** MATERIAL PROVIDED **
((
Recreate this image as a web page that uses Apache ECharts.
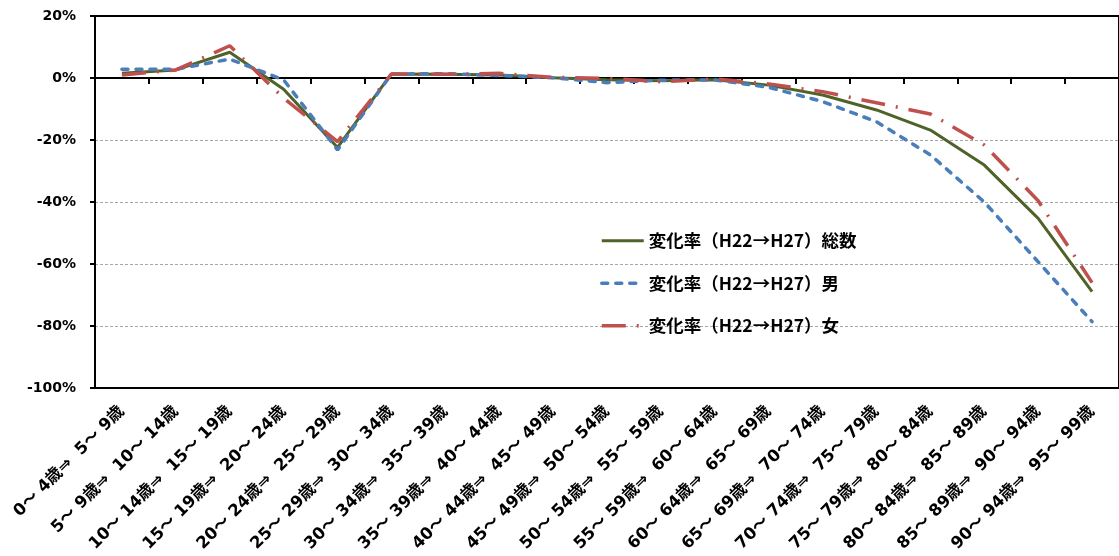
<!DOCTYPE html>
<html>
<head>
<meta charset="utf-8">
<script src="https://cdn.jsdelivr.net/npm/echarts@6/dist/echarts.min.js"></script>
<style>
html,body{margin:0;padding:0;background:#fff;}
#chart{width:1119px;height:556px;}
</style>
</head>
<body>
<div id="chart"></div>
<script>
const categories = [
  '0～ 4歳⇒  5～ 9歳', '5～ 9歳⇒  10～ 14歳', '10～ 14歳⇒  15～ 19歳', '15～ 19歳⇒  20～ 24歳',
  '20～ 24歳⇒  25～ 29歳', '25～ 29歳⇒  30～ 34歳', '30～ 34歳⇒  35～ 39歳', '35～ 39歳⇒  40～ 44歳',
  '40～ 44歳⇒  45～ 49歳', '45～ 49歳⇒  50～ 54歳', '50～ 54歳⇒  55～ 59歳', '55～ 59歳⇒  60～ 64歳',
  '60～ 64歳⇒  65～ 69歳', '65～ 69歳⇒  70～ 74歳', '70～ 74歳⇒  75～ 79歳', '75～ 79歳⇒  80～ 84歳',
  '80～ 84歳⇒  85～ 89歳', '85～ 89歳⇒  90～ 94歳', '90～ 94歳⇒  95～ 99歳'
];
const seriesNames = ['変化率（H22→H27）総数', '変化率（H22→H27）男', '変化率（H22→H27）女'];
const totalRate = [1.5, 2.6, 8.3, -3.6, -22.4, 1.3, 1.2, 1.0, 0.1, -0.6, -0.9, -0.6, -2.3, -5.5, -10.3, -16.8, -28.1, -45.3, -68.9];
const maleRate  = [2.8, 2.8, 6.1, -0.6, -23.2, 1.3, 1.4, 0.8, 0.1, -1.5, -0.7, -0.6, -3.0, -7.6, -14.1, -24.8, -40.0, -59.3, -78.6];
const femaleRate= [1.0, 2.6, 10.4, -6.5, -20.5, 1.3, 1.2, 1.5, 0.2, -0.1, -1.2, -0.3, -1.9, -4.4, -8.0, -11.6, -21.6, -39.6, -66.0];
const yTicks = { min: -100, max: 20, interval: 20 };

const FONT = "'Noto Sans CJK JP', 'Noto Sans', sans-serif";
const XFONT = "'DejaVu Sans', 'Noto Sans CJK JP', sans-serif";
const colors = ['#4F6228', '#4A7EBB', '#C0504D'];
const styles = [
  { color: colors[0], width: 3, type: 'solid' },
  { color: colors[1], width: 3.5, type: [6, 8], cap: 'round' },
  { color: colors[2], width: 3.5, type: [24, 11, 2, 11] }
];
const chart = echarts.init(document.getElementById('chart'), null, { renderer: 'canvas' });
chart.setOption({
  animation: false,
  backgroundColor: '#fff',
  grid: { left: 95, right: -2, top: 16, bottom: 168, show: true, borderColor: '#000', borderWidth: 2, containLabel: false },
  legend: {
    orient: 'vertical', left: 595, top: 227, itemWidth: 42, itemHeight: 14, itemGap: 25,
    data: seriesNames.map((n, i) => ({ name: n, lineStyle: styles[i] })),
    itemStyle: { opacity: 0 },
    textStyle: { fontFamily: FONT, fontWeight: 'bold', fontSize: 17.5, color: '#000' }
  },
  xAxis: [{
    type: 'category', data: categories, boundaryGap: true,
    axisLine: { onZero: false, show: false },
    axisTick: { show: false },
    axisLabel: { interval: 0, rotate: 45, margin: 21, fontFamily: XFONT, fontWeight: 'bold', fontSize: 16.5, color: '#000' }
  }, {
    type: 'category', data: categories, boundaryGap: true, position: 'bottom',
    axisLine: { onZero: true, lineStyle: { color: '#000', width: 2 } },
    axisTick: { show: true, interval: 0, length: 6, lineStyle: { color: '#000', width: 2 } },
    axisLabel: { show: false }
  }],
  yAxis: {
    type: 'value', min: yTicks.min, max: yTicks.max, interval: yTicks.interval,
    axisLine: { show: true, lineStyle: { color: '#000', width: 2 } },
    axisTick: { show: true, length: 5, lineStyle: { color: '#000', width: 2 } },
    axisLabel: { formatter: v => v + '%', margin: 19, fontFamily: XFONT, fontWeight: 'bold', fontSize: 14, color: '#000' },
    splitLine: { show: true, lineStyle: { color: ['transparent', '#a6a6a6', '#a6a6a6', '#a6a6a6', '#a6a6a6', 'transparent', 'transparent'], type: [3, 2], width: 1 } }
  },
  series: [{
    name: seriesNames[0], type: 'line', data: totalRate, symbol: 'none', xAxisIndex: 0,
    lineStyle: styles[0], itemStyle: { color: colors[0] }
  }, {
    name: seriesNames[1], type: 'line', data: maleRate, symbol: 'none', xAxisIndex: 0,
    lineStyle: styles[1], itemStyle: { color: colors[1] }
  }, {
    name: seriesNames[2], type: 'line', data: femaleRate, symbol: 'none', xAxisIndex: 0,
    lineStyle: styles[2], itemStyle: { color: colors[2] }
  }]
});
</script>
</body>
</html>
))
** WHAT YOU ARE ASKED TO DO **
Return the material word for word. Pictures are not part of the copy.

** TASK ANSWER **
Recreate this image as a web page that uses Apache ECharts.
<!DOCTYPE html>
<html>
<head>
<meta charset="utf-8">
<script src="https://cdn.jsdelivr.net/npm/echarts@6/dist/echarts.min.js"></script>
<style>
html,body{margin:0;padding:0;background:#fff;}
#chart{width:1119px;height:556px;}
</style>
</head>
<body>
<div id="chart"></div>
<script>
const categories = [
  '0～ 4歳⇒  5～ 9歳', '5～ 9歳⇒  10～ 14歳', '10～ 14歳⇒  15～ 19歳', '15～ 19歳⇒  20～ 24歳',
  '20～ 24歳⇒  25～ 29歳', '25～ 29歳⇒  30～ 34歳', '30～ 34歳⇒  35～ 39歳', '35～ 39歳⇒  40～ 44歳',
  '40～ 44歳⇒  45～ 49歳', '45～ 49歳⇒  50～ 54歳', '50～ 54歳⇒  55～ 59歳', '55～ 59歳⇒  60～ 64歳',
  '60～ 64歳⇒  65～ 69歳', '65～ 69歳⇒  70～ 74歳', '70～ 74歳⇒  75～ 79歳', '75～ 79歳⇒  80～ 84歳',
  '80～ 84歳⇒  85～ 89歳', '85～ 89歳⇒  90～ 94歳', '90～ 94歳⇒  95～ 99歳'
];
const seriesNames = ['変化率（H22→H27）総数', '変化率（H22→H27）男', '変化率（H22→H27）女'];
const totalRate = [1.5, 2.6, 8.3, -3.6, -22.4, 1.3, 1.2, 1.0, 0.1, -0.6, -0.9, -0.6, -2.3, -5.5, -10.3, -16.8, -28.1, -45.3, -68.9];
const maleRate  = [2.8, 2.8, 6.1, -0.6, -23.2, 1.3, 1.4, 0.8, 0.1, -1.5, -0.7, -0.6, -3.0, -7.6, -14.1, -24.8, -40.0, -59.3, -78.6];
const femaleRate= [1.0, 2.6, 10.4, -6.5, -20.5, 1.3, 1.2, 1.5, 0.2, -0.1, -1.2, -0.3, -1.9, -4.4, -8.0, -11.6, -21.6, -39.6, -66.0];
const yTicks = { min: -100, max: 20, interval: 20 };

const FONT = "'Noto Sans CJK JP', 'Noto Sans', sans-serif";
const XFONT = "'DejaVu Sans', 'Noto Sans CJK JP', sans-serif";
const colors = ['#4F6228', '#4A7EBB', '#C0504D'];
const styles = [
  { color: colors[0], width: 3, type: 'solid' },
  { color: colors[1], width: 3.5, type: [6, 8], cap: 'round' },
  { color: colors[2], width: 3.5, type: [24, 11, 2, 11] }
];
const chart = echarts.init(document.getElementById('chart'), null, { renderer: 'canvas' });
chart.setOption({
  animation: false,
  backgroundColor: '#fff',
  grid: { left: 95, right: -2, top: 16, bottom: 168, show: true, borderColor: '#000', borderWidth: 2, containLabel: false },
  legend: {
    orient: 'vertical', left: 595, top: 227, itemWidth: 42, itemHeight: 14, itemGap: 25,
    data: seriesNames.map((n, i) => ({ name: n, lineStyle: styles[i] })),
    itemStyle: { opacity: 0 },
    textStyle: { fontFamily: FONT, fontWeight: 'bold', fontSize: 17.5, color: '#000' }
  },
  xAxis: [{
    type: 'category', data: categories, boundaryGap: true,
    axisLine: { onZero: false, show: false },
    axisTick: { show: false },
    axisLabel: { interval: 0, rotate: 45, margin: 21, fontFamily: XFONT, fontWeight: 'bold', fontSize: 16.5, color: '#000' }
  }, {
    type: 'category', data: categories, boundaryGap: true, position: 'bottom',
    axisLine: { onZero: true, lineStyle: { color: '#000', width: 2 } },
    axisTick: { show: true, interval: 0, length: 6, lineStyle: { color: '#000', width: 2 } },
    axisLabel: { show: false }
  }],
  yAxis: {
    type: 'value', min: yTicks.min, max: yTicks.max, interval: yTicks.interval,
    axisLine: { show: true, lineStyle: { color: '#000', width: 2 } },
    axisTick: { show: true, length: 5, lineStyle: { color: '#000', width: 2 } },
    axisLabel: { formatter: v => v + '%', margin: 19, fontFamily: XFONT, fontWeight: 'bold', fontSize: 14, color: '#000' },
    splitLine: { show: true, lineStyle: { color: ['transparent', '#a6a6a6', '#a6a6a6', '#a6a6a6', '#a6a6a6', 'transparent', 'transparent'], type: [3, 2], width: 1 } }
  },
  series: [{
    name: seriesNames[0], type: 'line', data: totalRate, symbol: 'none', xAxisIndex: 0,
    lineStyle: styles[0], itemStyle: { color: colors[0] }
  }, {
    name: seriesNames[1], type: 'line', data: maleRate, symbol: 'none', xAxisIndex: 0,
    lineStyle: styles[1], itemStyle: { color: colors[1] }
  }, {
    name: seriesNames[2], type: 'line', data: femaleRate, symbol: 'none', xAxisIndex: 0,
    lineStyle: styles[2], itemStyle: { color: colors[2] }
  }]
});
</script>
</body>
</html>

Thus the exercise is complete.